Services
Services are organized activities, functions, or capabilities that deliver value or outcomes to a consumer, typically without transferring ownership of a physical product, and are defined, managed, and measured through formal agreements or specifications.
Expanded Explanation
1. Technical Function and Core Characteristics
In enterprise and technical contexts, services denote discrete, repeatable units of functionality that fulfill a specific business or operational need. Standards bodies describe services as capabilities that a provider makes available to consumers under defined conditions and interfaces.
Services usually have clear input and output behaviors, service-level expectations, and documented performance, availability, and security properties. They often operate over networks or platforms and rely on protocols, contracts, and policies to govern how producers and consumers interact.

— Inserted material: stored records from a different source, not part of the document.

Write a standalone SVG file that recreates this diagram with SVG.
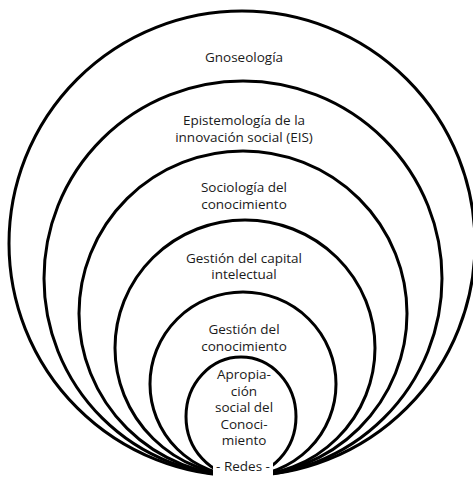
<svg xmlns="http://www.w3.org/2000/svg" width="473" height="479" viewBox="0 0 473 479">
<style>
.ring{fill:none;stroke:#000;stroke-width:3}
.t{font-family:"Open Sans","Liberation Sans",sans-serif;font-size:13.5px;fill:#1a1a1a;text-anchor:middle}
</style>
<rect width="473" height="479" fill="#fff"/>
<g id="gnoseologia">
<ellipse class="ring" cx="242" cy="243.5" rx="233" ry="232.5"/>
<text class="t" x="244" y="62">Gnoseología</text>
</g>
<g id="eis">
<ellipse class="ring" cx="243" cy="278.5" rx="199" ry="197.5"/>
<text class="t" x="244" y="125">Epistemología de la</text>
<text class="t" x="244" y="141.5">innovación social (EIS)</text>
</g>
<g id="sociologia">
<ellipse class="ring" cx="243" cy="313.5" rx="164" ry="162.5"/>
<text class="t" x="244" y="192">Sociología del</text>
<text class="t" x="244" y="208.5">conocimiento</text>
</g>
<g id="capital">
<ellipse class="ring" cx="245" cy="348" rx="130" ry="128"/>
<text class="t" x="244" y="262.5">Gestión del capital</text>
<text class="t" x="244" y="279">intelectual</text>
</g>
<g id="gestion">
<ellipse class="ring" cx="243" cy="384" rx="93" ry="92"/>
<text class="t" x="244" y="334">Gestión del</text>
<text class="t" x="244" y="350.5">conocimiento</text>
</g>
<g id="apropiacion">
<ellipse class="ring" cx="241" cy="416.5" rx="55" ry="59.5"/>
<text class="t" x="244" y="379">Apropia-</text>
<text class="t" x="244" y="395.5">ción</text>
<text class="t" x="244" y="412">social del</text>
<text class="t" x="244" y="428.5">Conoci-</text>
<text class="t" x="244" y="445">miento</text>
<rect x="213" y="459" width="60" height="20" fill="#fff"/>
<text class="t" x="243" y="471">- Redes -</text>
</g>
</svg>
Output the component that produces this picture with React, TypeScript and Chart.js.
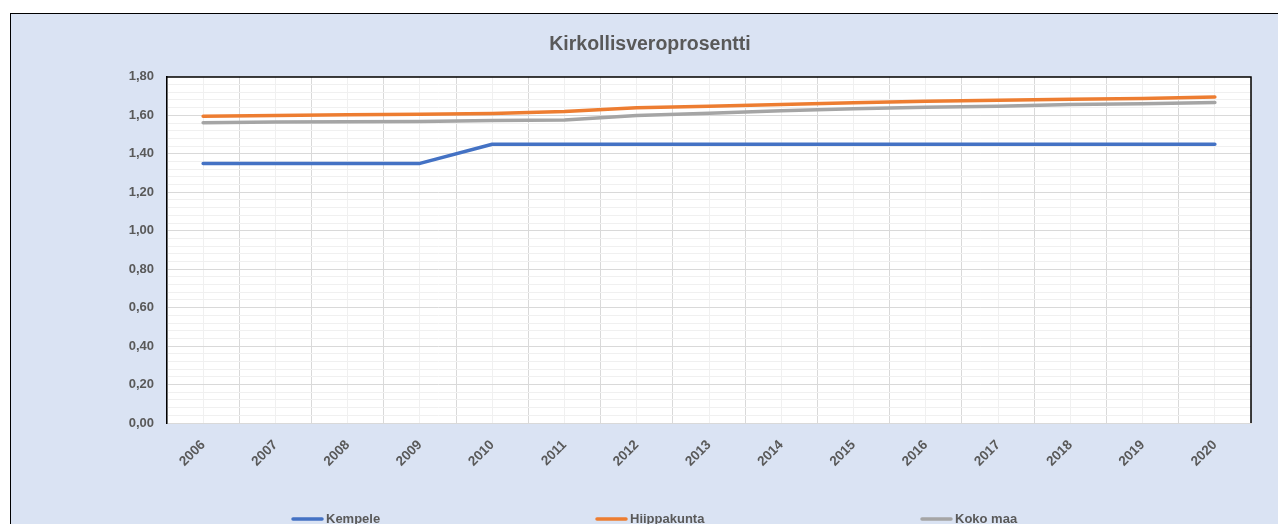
import { useEffect, useRef } from "react";
import { Chart, registerables } from "chart.js";

Chart.register(...registerables);

const years = ["2006", "2007", "2008", "2009", "2010", "2011", "2012", "2013", "2014", "2015", "2016", "2017", "2018", "2019", "2020"];
const kempele = [1.35, 1.35, 1.35, 1.35, 1.45, 1.45, 1.45, 1.45, 1.45, 1.45, 1.45, 1.45, 1.45, 1.45, 1.45];
const hiippakunta = [1.595, 1.599, 1.603, 1.606, 1.61, 1.62, 1.64, 1.648, 1.656, 1.665, 1.674, 1.679, 1.684, 1.688, 1.695];
const kokoMaa = [1.561, 1.565, 1.567, 1.568, 1.573, 1.576, 1.599, 1.611, 1.624, 1.634, 1.642, 1.648, 1.656, 1.661, 1.667];
const seriesNames = ["Kempele", "Hiippakunta", "Koko maa"];
const seriesColors = ["#4472c4", "#ed7d31", "#a5a5a5"];
const chartTitle = "Kirkollisveroprosentti";

const FONT = "'Liberation Sans', Arial, sans-serif";
const TEXT = "#595959";
const legendStarts = [291, 595, 920];
const legendY = 519;

const framePlugin = {
  id: "plotFrame",
  beforeDraw(chart: any) {
    const { ctx, chartArea } = chart;
    const { left, top, right, bottom } = chartArea;
    ctx.save();
    ctx.fillStyle = "#ffffff";
    ctx.fillRect(left, top, right - left, bottom - top);
    ctx.restore();
  },
  afterDraw(chart: any) {
    const { ctx, chartArea } = chart;
    const { left, top, right, bottom } = chartArea;
    ctx.save();
    ctx.strokeStyle = "#000000";
    ctx.lineWidth = 1.5;
    ctx.beginPath();
    ctx.moveTo(left, top);
    ctx.lineTo(right, top);
    ctx.lineTo(right, bottom);
    ctx.stroke();
    // legend
    ctx.font = `bold 13px ${FONT}`;
    ctx.textBaseline = "middle";
    ctx.textAlign = "left";
    chart.data.datasets.forEach((ds: any, i: number) => {
      const x = legendStarts[i];
      ctx.strokeStyle = ds.borderColor;
      ctx.lineWidth = 3.5;
      ctx.lineCap = "round";
      ctx.beginPath();
      ctx.moveTo(x + 2, legendY);
      ctx.lineTo(x + 31, legendY);
      ctx.stroke();
      ctx.fillStyle = TEXT;
      ctx.fillText(ds.label, x + 35, legendY);
    });
    ctx.restore();
  },
};

export default function App() {
  const ref = useRef<HTMLCanvasElement | null>(null);

  useEffect(() => {
    if (!ref.current) return;
    const series = [kempele, hiippakunta, kokoMaa];
    const chart = new Chart(ref.current, {
      type: "line",
      data: {
        labels: years,
        datasets: series.map((data, i) => ({
          label: seriesNames[i],
          data,
          borderColor: seriesColors[i],
          backgroundColor: seriesColors[i],
          borderWidth: 3.5,
          borderCapStyle: "round" as const,
          borderJoinStyle: "round" as const,
          pointRadius: 0,
          pointHoverRadius: 0,
          tension: 0,
          fill: false,
        })),
      },
      options: {
        animation: false,
        responsive: false,
        maintainAspectRatio: false,
        layout: { padding: { left: 22, right: 0, top: 0, bottom: 0 } },
        plugins: {
          legend: { display: false },
          tooltip: { enabled: false },
          title: {
            display: true,
            text: chartTitle,
            color: TEXT,
            font: { family: FONT, size: 19.5, weight: "bold" },
            padding: { top: 33, bottom: 20.5 },
          },
        },
        scales: {
          x: {
            type: "category",
            offset: true,
            grid: { offset: true, color: "#d9d9d9", lineWidth: 1, drawTicks: false },
            border: { display: true, color: "#d9d9d9", width: 1 },
            ticks: {
              color: TEXT,
              font: { family: FONT, size: 13.5, weight: "bold" },
              minRotation: 45,
              maxRotation: 45,
              autoSkip: false,
              padding: 14,
            },
            afterFit: (scale: any) => {
              scale.height = 101;
            },
          },
          x2: {
            type: "category",
            position: "bottom",
            offset: true,
            grid: { offset: false, color: "#f0f0f0", lineWidth: 1, drawTicks: false },
            border: { display: false },
            ticks: { display: false },
            afterFit: (scale: any) => {
              scale.height = 0;
            },
          },
          y: {
            min: 0,
            max: 1.8,
            grid: {
              drawTicks: false,
              color: (c: any) => (Math.round(c.tick.value * 100) % 20 === 0 ? "#d9d9d9" : "#f0f0f0"),
              lineWidth: 1,
            },
            border: { display: true, color: "#000000", width: 1.5 },
            ticks: {
              stepSize: 0.04,
              autoSkip: false,
              padding: 13,
              color: TEXT,
              font: { family: FONT, size: 13, weight: "bold" },
              callback: (v: any) => {
                const n = Number(v);
                return Math.round(n * 100) % 20 === 0 ? n.toFixed(2).replace(".", ",") : "";
              },
            },
            afterFit: (scale: any) => {
              scale.width = 145;
            },
          },
          yRight: {
            type: "linear",
            position: "right",
            display: true,
            grid: { display: false, drawTicks: false },
            border: { display: false },
            ticks: { display: false },
            afterFit: (scale: any) => {
              scale.width = 27;
            },
          },
        },
      },
      plugins: [framePlugin],
    });
    return () => chart.destroy();
  }, []);

  return (
    <div>
      <div
        style={{
          position: "fixed",
          left: 10,
          top: 13,
          width: 1268,
          height: 511,
          background: "#dae3f3",
          borderLeft: "1px solid #000",
          borderTop: "1px solid #000",
          boxSizing: "border-box",
        }}
      />
      <canvas
        ref={ref}
        width={1278}
        height={524}
        style={{ position: "fixed", left: 0, top: 0, width: 1278, height: 524 }}
      />
    </div>
  );
}
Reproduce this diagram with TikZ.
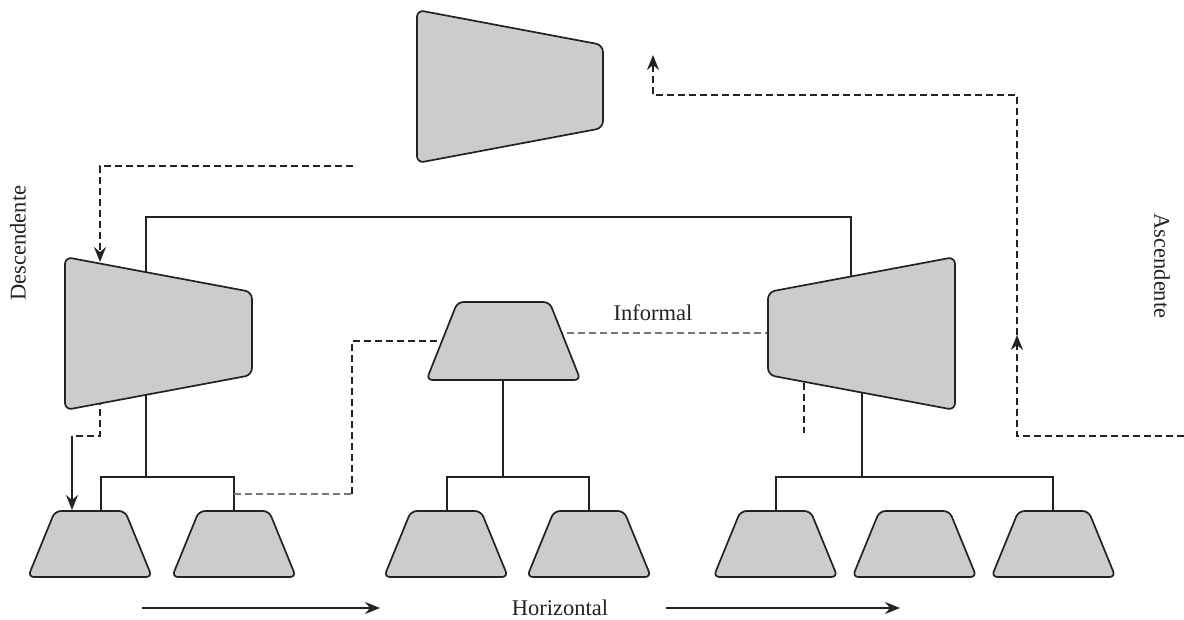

2. Enterprise Usage and Architectural Context
Enterprises use services as modular building blocks in architectures such as Service Oriented Architecture (SOA), microservices, and cloud service models. Each service encapsulates a function, such as authentication, data retrieval, or transaction processing, that other systems or users consume.
Architects define services through service catalogs, interface descriptions, and Service Level Agreements (SLAs) to support governance, reuse, and interoperability. Services can operate across on-premises (on-prem) environments, private and public clouds, and hybrid or multi-cloud deployments.
3. Related or Adjacent Technologies
Services relate to APIs, which expose service capabilities through programmatic interfaces, and to middleware, which manages communication, orchestration, and integration among services. They also align with cloud service models such as infrastructure, platform, and software as a service.
In networked and distributed systems, services connect with concepts such as web services, service registries, service meshes, and policy enforcement points. These technologies coordinate discovery, routing, authentication, authorization, observability, and lifecycle management of services.
4. Business and Operational Significance
From a business perspective, services provide a way to organize capabilities around outcomes, contracts, and measurable service levels. This supports cost allocation, sourcing strategies, and compliance with regulatory and risk management requirements.
Operational teams use services as units of monitoring, incident management, and capacity planning, often tracking uptime, response time, error rates, and security posture per service. This framing supports change management, versioning, and controlled evolution of enterprise systems.